╭──

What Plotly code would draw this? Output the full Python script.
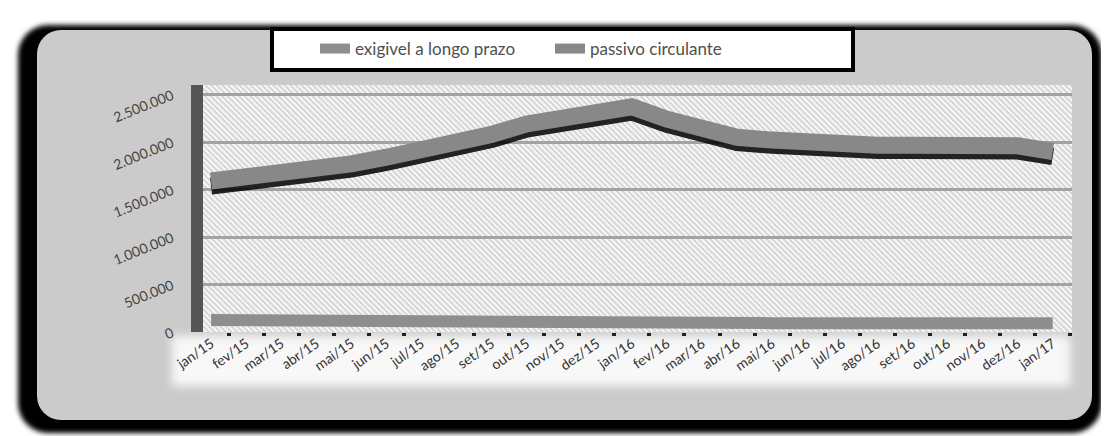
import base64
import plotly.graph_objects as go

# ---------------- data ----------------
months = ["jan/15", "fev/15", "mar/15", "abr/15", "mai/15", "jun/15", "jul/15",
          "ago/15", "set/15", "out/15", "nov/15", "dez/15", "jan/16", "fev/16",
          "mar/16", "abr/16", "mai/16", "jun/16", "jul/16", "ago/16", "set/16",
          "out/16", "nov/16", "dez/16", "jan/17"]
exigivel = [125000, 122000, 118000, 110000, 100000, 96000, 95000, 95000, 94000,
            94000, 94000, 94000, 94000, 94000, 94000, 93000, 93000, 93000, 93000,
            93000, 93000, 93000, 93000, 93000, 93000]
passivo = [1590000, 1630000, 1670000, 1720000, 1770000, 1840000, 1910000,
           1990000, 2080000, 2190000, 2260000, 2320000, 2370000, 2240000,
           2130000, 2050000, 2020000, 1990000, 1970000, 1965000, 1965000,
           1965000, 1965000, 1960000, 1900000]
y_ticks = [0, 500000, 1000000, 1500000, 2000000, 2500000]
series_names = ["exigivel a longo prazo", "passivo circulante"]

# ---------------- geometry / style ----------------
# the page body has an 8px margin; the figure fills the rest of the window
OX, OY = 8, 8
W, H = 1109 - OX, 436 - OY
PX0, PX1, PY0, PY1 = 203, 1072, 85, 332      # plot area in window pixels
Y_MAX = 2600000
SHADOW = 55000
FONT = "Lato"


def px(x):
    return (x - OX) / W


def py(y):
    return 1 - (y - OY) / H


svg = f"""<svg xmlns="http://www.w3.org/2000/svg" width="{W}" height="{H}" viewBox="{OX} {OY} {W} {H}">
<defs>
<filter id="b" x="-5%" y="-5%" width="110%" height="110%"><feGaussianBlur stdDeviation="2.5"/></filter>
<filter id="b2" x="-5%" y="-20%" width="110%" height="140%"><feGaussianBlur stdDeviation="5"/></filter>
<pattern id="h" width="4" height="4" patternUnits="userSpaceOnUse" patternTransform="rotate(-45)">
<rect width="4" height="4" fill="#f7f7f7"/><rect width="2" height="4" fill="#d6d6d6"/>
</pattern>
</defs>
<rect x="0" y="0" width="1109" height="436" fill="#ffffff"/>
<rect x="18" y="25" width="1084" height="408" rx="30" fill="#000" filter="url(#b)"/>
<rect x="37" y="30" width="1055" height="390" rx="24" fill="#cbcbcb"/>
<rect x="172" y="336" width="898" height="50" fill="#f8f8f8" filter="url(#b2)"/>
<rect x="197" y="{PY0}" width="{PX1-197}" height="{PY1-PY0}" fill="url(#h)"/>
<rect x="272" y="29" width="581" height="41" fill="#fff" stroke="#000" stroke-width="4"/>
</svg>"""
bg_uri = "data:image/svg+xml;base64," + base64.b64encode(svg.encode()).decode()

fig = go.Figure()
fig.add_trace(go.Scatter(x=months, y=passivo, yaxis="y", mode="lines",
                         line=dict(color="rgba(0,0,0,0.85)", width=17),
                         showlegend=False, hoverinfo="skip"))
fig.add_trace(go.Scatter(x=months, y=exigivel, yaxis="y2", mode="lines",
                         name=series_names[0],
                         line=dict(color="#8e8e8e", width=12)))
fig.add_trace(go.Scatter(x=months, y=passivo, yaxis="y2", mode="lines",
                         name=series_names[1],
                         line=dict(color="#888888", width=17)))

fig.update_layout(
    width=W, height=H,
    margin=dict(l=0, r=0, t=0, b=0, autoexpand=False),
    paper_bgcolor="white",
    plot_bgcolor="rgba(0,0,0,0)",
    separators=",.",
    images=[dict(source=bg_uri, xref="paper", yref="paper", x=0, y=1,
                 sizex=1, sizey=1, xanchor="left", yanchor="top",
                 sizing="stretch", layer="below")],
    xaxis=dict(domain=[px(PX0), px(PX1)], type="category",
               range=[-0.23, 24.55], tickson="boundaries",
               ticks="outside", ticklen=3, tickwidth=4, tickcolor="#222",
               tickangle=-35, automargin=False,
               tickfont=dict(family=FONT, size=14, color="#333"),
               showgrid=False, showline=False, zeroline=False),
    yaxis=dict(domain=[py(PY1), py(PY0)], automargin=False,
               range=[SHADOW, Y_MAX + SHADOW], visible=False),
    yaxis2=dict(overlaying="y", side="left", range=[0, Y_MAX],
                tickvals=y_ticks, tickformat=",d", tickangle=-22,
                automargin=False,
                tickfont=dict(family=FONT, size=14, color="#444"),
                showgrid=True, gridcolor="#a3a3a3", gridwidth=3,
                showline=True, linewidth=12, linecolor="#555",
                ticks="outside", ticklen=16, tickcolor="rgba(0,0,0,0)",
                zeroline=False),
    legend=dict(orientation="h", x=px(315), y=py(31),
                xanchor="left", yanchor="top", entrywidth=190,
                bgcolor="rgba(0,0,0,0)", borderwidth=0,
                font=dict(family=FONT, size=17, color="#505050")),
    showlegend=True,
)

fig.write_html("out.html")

╰──
╭──

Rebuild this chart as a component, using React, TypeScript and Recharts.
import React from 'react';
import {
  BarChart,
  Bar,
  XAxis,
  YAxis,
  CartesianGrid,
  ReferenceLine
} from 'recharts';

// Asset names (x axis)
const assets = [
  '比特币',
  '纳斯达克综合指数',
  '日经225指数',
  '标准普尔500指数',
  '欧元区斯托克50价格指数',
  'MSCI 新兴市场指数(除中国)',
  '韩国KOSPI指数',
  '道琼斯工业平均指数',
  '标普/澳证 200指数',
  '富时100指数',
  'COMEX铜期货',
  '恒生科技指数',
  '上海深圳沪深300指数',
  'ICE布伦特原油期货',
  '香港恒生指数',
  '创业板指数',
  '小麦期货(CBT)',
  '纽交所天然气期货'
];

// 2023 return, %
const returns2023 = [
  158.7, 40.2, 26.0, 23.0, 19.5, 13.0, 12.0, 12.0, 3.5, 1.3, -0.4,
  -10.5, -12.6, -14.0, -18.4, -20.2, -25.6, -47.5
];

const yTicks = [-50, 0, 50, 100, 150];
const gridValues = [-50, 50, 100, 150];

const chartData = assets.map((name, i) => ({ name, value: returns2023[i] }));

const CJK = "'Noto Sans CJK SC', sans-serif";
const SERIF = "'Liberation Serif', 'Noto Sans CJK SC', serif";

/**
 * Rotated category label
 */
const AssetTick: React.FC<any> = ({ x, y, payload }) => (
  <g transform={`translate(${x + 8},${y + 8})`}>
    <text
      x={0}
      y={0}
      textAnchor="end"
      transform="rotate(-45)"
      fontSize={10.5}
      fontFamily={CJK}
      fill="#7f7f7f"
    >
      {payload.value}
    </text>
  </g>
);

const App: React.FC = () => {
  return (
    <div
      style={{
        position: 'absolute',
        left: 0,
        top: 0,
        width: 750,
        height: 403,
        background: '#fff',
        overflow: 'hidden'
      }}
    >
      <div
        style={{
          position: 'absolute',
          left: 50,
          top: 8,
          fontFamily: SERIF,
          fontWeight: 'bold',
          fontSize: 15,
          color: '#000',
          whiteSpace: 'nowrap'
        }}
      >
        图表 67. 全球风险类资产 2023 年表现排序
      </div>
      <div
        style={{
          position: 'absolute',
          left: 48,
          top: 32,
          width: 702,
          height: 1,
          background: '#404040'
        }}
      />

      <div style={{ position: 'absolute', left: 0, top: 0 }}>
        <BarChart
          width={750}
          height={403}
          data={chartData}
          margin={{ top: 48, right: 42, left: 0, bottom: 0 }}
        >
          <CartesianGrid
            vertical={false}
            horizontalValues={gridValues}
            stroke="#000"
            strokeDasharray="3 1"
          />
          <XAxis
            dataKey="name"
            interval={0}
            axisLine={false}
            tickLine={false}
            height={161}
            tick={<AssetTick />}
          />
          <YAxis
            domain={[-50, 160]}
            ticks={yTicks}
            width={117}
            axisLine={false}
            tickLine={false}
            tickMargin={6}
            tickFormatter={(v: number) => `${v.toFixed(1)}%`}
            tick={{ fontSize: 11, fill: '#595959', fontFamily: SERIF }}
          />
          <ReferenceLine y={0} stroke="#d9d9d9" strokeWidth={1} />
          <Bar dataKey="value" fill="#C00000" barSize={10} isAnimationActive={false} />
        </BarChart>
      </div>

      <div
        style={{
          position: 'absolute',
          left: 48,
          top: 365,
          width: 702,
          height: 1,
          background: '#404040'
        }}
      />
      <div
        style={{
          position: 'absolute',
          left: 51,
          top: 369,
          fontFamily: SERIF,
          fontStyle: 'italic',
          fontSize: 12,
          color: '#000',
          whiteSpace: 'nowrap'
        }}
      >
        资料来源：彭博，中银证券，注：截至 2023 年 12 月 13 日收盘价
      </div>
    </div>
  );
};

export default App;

╰──
╭──

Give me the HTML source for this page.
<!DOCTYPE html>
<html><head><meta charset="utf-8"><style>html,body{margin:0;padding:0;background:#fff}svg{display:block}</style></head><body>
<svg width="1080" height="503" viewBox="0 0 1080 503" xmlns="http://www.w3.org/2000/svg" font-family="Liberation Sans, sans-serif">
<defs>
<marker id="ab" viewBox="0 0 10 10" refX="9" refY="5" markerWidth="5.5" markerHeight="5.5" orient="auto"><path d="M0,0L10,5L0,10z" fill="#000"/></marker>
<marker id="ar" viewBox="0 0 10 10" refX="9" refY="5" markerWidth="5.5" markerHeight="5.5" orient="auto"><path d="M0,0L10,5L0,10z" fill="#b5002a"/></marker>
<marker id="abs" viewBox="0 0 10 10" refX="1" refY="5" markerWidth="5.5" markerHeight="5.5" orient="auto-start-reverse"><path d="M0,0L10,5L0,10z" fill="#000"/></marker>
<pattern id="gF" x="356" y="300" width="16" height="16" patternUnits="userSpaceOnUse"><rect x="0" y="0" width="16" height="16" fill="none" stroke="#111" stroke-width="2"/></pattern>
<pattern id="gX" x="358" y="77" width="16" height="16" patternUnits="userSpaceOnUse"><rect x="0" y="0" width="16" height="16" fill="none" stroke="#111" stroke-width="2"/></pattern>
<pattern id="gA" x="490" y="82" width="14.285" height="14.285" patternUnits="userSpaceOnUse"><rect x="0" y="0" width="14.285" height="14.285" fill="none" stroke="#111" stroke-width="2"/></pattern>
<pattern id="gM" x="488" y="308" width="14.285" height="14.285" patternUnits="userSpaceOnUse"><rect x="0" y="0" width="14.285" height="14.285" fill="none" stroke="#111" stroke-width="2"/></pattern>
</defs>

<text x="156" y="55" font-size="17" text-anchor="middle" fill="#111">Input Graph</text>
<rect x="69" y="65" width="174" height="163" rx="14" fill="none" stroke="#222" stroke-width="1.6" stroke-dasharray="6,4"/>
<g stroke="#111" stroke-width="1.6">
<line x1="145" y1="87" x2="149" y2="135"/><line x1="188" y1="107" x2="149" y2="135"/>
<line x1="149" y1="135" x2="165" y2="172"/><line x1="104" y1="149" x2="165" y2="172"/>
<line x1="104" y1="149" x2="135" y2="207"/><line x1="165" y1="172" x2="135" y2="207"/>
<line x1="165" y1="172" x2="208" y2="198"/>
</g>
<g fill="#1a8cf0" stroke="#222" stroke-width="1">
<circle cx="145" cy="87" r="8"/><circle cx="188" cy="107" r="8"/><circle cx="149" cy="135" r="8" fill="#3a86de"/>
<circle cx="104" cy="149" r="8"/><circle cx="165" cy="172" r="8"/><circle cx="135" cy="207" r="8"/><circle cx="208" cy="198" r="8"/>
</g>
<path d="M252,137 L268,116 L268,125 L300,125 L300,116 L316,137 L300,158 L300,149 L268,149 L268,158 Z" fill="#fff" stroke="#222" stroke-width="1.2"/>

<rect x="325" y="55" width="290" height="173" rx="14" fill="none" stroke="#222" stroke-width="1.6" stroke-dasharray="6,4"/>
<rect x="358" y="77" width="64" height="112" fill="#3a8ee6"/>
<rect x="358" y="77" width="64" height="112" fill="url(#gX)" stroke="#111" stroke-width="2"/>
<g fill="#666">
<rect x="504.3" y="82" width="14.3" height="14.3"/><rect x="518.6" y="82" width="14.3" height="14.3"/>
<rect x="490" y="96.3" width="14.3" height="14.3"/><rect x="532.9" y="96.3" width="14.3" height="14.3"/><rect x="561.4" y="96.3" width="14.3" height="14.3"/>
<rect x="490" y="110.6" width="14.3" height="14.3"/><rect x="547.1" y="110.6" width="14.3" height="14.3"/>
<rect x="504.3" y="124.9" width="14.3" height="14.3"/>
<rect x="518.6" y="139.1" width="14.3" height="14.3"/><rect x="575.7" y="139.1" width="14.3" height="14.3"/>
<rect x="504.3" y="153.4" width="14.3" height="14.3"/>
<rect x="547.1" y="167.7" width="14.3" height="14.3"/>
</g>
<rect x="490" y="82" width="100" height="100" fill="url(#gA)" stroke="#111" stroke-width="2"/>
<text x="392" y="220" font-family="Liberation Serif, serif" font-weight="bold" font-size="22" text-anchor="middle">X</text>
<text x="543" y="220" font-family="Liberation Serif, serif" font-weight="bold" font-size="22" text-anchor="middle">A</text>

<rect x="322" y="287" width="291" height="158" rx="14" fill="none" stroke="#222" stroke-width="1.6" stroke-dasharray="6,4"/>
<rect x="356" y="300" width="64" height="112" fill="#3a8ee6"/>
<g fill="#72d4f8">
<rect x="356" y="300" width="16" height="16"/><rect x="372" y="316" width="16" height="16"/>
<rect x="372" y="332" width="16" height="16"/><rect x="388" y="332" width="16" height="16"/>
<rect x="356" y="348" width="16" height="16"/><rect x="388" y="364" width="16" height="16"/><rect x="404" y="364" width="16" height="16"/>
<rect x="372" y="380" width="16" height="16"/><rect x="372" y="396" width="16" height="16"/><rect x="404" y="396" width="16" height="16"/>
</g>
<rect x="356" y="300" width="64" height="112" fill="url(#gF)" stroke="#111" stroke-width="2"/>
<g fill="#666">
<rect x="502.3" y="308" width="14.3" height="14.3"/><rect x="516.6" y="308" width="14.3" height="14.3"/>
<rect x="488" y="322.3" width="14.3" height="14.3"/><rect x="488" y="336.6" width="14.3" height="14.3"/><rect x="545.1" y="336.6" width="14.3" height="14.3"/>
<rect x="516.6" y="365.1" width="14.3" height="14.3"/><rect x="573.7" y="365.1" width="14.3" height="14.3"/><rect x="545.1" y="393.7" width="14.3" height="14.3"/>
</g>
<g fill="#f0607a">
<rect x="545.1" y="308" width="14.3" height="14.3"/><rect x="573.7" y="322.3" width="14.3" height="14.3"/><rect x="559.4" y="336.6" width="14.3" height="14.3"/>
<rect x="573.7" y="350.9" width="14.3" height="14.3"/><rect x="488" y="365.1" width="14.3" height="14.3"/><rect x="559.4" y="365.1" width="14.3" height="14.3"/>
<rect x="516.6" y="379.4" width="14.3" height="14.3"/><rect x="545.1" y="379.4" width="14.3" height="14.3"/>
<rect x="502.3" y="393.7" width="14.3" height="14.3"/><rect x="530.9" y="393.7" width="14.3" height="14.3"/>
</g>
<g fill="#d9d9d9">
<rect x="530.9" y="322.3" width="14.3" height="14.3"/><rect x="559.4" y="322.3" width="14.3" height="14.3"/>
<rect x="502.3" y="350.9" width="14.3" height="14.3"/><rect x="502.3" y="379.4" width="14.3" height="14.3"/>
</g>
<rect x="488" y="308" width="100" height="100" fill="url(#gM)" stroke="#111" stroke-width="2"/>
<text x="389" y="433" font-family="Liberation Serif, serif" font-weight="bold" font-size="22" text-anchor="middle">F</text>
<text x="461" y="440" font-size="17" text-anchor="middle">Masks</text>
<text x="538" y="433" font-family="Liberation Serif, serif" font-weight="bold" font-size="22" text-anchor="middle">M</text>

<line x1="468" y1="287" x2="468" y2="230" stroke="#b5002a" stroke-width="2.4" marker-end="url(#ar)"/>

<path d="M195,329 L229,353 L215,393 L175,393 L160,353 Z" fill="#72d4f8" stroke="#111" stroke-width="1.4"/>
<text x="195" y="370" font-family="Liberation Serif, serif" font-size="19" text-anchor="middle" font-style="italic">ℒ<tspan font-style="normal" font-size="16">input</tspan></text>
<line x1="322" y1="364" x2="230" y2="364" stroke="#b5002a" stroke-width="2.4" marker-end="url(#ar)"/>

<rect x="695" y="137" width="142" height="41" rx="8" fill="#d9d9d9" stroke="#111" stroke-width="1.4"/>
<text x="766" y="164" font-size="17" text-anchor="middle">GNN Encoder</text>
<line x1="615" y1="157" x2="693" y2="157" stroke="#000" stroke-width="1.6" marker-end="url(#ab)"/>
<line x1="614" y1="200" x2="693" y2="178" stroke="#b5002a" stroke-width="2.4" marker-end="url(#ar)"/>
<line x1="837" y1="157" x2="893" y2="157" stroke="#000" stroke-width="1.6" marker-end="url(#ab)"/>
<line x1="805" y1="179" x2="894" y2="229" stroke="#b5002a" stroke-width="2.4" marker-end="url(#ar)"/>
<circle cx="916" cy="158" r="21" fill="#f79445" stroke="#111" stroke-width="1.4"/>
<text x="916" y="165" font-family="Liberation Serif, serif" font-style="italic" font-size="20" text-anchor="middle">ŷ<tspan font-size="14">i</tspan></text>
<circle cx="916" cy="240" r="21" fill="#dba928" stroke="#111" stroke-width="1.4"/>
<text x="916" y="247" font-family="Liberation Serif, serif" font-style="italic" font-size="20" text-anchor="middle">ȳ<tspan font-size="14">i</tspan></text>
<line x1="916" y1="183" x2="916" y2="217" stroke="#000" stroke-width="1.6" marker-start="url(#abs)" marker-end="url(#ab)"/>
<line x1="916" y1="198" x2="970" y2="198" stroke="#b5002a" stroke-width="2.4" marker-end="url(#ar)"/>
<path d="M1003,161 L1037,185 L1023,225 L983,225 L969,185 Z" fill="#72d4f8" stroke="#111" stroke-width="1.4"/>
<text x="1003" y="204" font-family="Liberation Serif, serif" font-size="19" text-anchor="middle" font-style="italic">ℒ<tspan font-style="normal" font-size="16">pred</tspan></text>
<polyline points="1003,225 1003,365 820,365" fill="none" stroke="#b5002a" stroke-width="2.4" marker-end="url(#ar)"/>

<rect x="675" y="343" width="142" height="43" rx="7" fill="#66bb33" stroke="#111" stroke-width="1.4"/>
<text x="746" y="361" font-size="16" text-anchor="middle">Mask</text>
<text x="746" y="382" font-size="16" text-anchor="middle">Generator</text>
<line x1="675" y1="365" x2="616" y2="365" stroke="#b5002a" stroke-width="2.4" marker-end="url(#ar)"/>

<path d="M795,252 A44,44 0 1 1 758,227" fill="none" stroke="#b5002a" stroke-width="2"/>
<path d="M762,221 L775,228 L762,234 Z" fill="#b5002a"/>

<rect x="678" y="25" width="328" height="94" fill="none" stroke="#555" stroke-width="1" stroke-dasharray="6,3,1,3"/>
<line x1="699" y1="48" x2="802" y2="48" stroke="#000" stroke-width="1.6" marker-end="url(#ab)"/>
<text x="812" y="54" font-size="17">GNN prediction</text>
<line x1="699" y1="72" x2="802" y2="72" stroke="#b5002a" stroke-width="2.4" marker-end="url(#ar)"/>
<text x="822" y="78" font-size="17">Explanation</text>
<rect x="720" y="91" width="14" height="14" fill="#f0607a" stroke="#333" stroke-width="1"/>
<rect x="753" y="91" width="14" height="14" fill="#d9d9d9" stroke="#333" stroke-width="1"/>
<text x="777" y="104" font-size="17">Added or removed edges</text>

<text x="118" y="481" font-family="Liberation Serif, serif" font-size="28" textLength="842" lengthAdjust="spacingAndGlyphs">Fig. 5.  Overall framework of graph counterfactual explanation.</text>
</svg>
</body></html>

╰──

Within the entries above, give again exactly the lines starting at the one that contains "What Plotly code" and ending at the one that contains "import plotly.graph_objects as go", leaving out the pictures.

- Output for this task
What Plotly code would draw this? Output the full Python script.
import base64
import plotly.graph_objects as go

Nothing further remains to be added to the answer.